DATA SEGMENT:
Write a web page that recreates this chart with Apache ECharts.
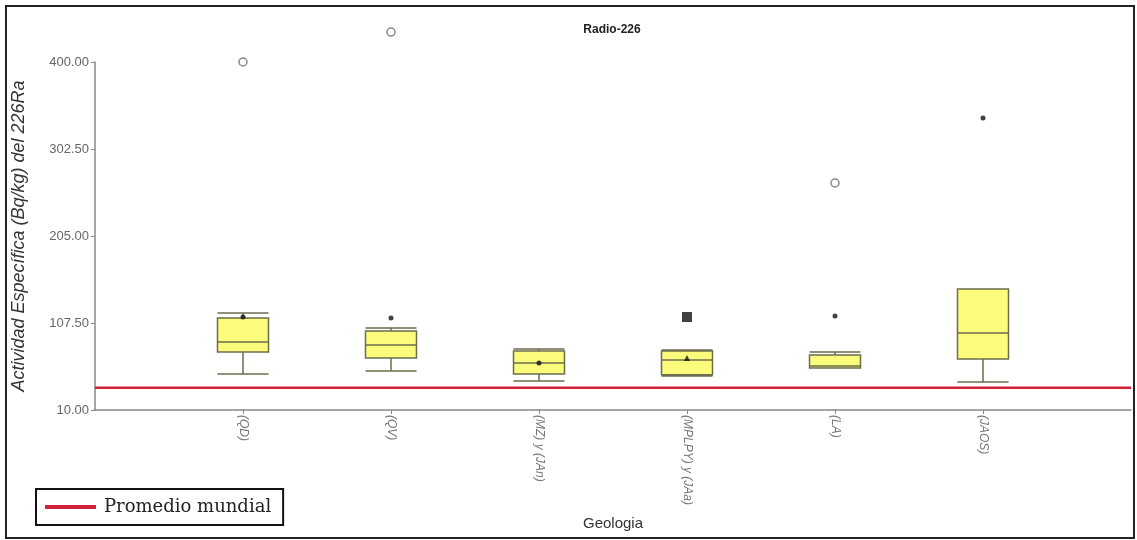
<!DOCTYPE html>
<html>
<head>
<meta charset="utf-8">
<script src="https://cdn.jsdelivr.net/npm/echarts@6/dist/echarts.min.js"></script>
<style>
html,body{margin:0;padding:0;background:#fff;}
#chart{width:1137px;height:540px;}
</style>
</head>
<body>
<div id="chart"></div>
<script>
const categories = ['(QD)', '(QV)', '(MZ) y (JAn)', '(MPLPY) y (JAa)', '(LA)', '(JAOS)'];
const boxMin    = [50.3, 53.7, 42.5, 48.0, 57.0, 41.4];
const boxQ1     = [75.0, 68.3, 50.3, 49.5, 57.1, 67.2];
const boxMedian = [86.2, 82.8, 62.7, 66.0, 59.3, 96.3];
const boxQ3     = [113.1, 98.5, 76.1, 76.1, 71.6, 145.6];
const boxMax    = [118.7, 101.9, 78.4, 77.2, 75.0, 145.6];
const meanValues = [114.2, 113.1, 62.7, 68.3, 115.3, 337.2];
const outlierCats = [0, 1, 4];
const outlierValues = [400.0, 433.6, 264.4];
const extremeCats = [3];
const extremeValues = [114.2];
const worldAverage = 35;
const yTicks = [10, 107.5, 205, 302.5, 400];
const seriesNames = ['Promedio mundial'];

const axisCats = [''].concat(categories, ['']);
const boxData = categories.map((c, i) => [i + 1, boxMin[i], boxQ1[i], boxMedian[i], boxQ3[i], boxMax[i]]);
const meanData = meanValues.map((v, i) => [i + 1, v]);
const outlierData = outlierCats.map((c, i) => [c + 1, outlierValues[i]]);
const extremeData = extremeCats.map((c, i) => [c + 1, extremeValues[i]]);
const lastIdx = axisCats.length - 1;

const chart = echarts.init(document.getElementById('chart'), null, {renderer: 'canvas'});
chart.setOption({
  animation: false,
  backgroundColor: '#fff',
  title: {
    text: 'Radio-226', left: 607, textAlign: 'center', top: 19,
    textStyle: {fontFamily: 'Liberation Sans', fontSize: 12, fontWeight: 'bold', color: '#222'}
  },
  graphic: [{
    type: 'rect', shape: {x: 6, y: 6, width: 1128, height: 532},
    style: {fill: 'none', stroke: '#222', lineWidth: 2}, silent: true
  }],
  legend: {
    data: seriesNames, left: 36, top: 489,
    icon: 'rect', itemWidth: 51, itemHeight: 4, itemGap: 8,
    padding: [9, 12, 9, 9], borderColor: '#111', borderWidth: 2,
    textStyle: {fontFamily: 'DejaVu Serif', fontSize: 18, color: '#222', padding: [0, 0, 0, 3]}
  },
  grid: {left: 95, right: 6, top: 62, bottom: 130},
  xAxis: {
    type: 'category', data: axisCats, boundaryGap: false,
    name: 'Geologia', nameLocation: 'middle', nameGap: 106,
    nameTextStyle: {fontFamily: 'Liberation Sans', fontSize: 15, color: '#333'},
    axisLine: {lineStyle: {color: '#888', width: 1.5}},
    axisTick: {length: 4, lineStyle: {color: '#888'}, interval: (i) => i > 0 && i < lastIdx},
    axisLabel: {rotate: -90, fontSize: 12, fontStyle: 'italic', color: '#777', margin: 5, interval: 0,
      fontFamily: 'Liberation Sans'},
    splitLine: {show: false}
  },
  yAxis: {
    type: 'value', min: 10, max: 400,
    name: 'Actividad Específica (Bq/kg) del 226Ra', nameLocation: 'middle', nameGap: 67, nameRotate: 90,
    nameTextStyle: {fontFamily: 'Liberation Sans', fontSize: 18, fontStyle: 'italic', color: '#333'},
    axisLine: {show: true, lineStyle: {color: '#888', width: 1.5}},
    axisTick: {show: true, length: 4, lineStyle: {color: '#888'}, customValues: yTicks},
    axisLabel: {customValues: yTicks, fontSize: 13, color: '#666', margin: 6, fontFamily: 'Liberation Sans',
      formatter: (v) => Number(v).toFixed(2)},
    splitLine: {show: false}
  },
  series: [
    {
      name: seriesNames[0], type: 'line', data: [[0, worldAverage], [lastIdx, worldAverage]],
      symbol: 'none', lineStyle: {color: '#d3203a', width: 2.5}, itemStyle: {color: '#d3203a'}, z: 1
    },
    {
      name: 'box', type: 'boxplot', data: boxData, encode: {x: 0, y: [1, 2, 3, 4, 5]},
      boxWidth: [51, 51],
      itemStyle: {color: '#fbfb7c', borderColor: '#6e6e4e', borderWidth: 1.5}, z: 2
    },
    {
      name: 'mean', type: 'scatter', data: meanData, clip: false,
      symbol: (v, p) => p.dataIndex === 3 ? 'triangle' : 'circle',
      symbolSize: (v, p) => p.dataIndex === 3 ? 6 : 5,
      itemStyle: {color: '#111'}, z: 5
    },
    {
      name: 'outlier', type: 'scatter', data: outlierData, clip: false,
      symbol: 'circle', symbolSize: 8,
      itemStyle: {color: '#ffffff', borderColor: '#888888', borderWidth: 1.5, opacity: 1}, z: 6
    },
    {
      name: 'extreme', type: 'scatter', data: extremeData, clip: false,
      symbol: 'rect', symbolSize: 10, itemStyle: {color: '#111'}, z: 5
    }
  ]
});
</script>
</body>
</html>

WHAT YOU NEED TO DO: From the listing, extract all text exactly as given and drop any picture.

EXPECTED OUTPUT:
Write a web page that recreates this chart with Apache ECharts.
<!DOCTYPE html>
<html>
<head>
<meta charset="utf-8">
<script src="https://cdn.jsdelivr.net/npm/echarts@6/dist/echarts.min.js"></script>
<style>
html,body{margin:0;padding:0;background:#fff;}
#chart{width:1137px;height:540px;}
</style>
</head>
<body>
<div id="chart"></div>
<script>
const categories = ['(QD)', '(QV)', '(MZ) y (JAn)', '(MPLPY) y (JAa)', '(LA)', '(JAOS)'];
const boxMin    = [50.3, 53.7, 42.5, 48.0, 57.0, 41.4];
const boxQ1     = [75.0, 68.3, 50.3, 49.5, 57.1, 67.2];
const boxMedian = [86.2, 82.8, 62.7, 66.0, 59.3, 96.3];
const boxQ3     = [113.1, 98.5, 76.1, 76.1, 71.6, 145.6];
const boxMax    = [118.7, 101.9, 78.4, 77.2, 75.0, 145.6];
const meanValues = [114.2, 113.1, 62.7, 68.3, 115.3, 337.2];
const outlierCats = [0, 1, 4];
const outlierValues = [400.0, 433.6, 264.4];
const extremeCats = [3];
const extremeValues = [114.2];
const worldAverage = 35;
const yTicks = [10, 107.5, 205, 302.5, 400];
const seriesNames = ['Promedio mundial'];

const axisCats = [''].concat(categories, ['']);
const boxData = categories.map((c, i) => [i + 1, boxMin[i], boxQ1[i], boxMedian[i], boxQ3[i], boxMax[i]]);
const meanData = meanValues.map((v, i) => [i + 1, v]);
const outlierData = outlierCats.map((c, i) => [c + 1, outlierValues[i]]);
const extremeData = extremeCats.map((c, i) => [c + 1, extremeValues[i]]);
const lastIdx = axisCats.length - 1;

const chart = echarts.init(document.getElementById('chart'), null, {renderer: 'canvas'});
chart.setOption({
  animation: false,
  backgroundColor: '#fff',
  title: {
    text: 'Radio-226', left: 607, textAlign: 'center', top: 19,
    textStyle: {fontFamily: 'Liberation Sans', fontSize: 12, fontWeight: 'bold', color: '#222'}
  },
  graphic: [{
    type: 'rect', shape: {x: 6, y: 6, width: 1128, height: 532},
    style: {fill: 'none', stroke: '#222', lineWidth: 2}, silent: true
  }],
  legend: {
    data: seriesNames, left: 36, top: 489,
    icon: 'rect', itemWidth: 51, itemHeight: 4, itemGap: 8,
    padding: [9, 12, 9, 9], borderColor: '#111', borderWidth: 2,
    textStyle: {fontFamily: 'DejaVu Serif', fontSize: 18, color: '#222', padding: [0, 0, 0, 3]}
  },
  grid: {left: 95, right: 6, top: 62, bottom: 130},
  xAxis: {
    type: 'category', data: axisCats, boundaryGap: false,
    name: 'Geologia', nameLocation: 'middle', nameGap: 106,
    nameTextStyle: {fontFamily: 'Liberation Sans', fontSize: 15, color: '#333'},
    axisLine: {lineStyle: {color: '#888', width: 1.5}},
    axisTick: {length: 4, lineStyle: {color: '#888'}, interval: (i) => i > 0 && i < lastIdx},
    axisLabel: {rotate: -90, fontSize: 12, fontStyle: 'italic', color: '#777', margin: 5, interval: 0,
      fontFamily: 'Liberation Sans'},
    splitLine: {show: false}
  },
  yAxis: {
    type: 'value', min: 10, max: 400,
    name: 'Actividad Específica (Bq/kg) del 226Ra', nameLocation: 'middle', nameGap: 67, nameRotate: 90,
    nameTextStyle: {fontFamily: 'Liberation Sans', fontSize: 18, fontStyle: 'italic', color: '#333'},
    axisLine: {show: true, lineStyle: {color: '#888', width: 1.5}},
    axisTick: {show: true, length: 4, lineStyle: {color: '#888'}, customValues: yTicks},
    axisLabel: {customValues: yTicks, fontSize: 13, color: '#666', margin: 6, fontFamily: 'Liberation Sans',
      formatter: (v) => Number(v).toFixed(2)},
    splitLine: {show: false}
  },
  series: [
    {
      name: seriesNames[0], type: 'line', data: [[0, worldAverage], [lastIdx, worldAverage]],
      symbol: 'none', lineStyle: {color: '#d3203a', width: 2.5}, itemStyle: {color: '#d3203a'}, z: 1
    },
    {
      name: 'box', type: 'boxplot', data: boxData, encode: {x: 0, y: [1, 2, 3, 4, 5]},
      boxWidth: [51, 51],
      itemStyle: {color: '#fbfb7c', borderColor: '#6e6e4e', borderWidth: 1.5}, z: 2
    },
    {
      name: 'mean', type: 'scatter', data: meanData, clip: false,
      symbol: (v, p) => p.dataIndex === 3 ? 'triangle' : 'circle',
      symbolSize: (v, p) => p.dataIndex === 3 ? 6 : 5,
      itemStyle: {color: '#111'}, z: 5
    },
    {
      name: 'outlier', type: 'scatter', data: outlierData, clip: false,
      symbol: 'circle', symbolSize: 8,
      itemStyle: {color: '#ffffff', borderColor: '#888888', borderWidth: 1.5, opacity: 1}, z: 6
    },
    {
      name: 'extreme', type: 'scatter', data: extremeData, clip: false,
      symbol: 'rect', symbolSize: 10, itemStyle: {color: '#111'}, z: 5
    }
  ]
});
</script>
</body>
</html>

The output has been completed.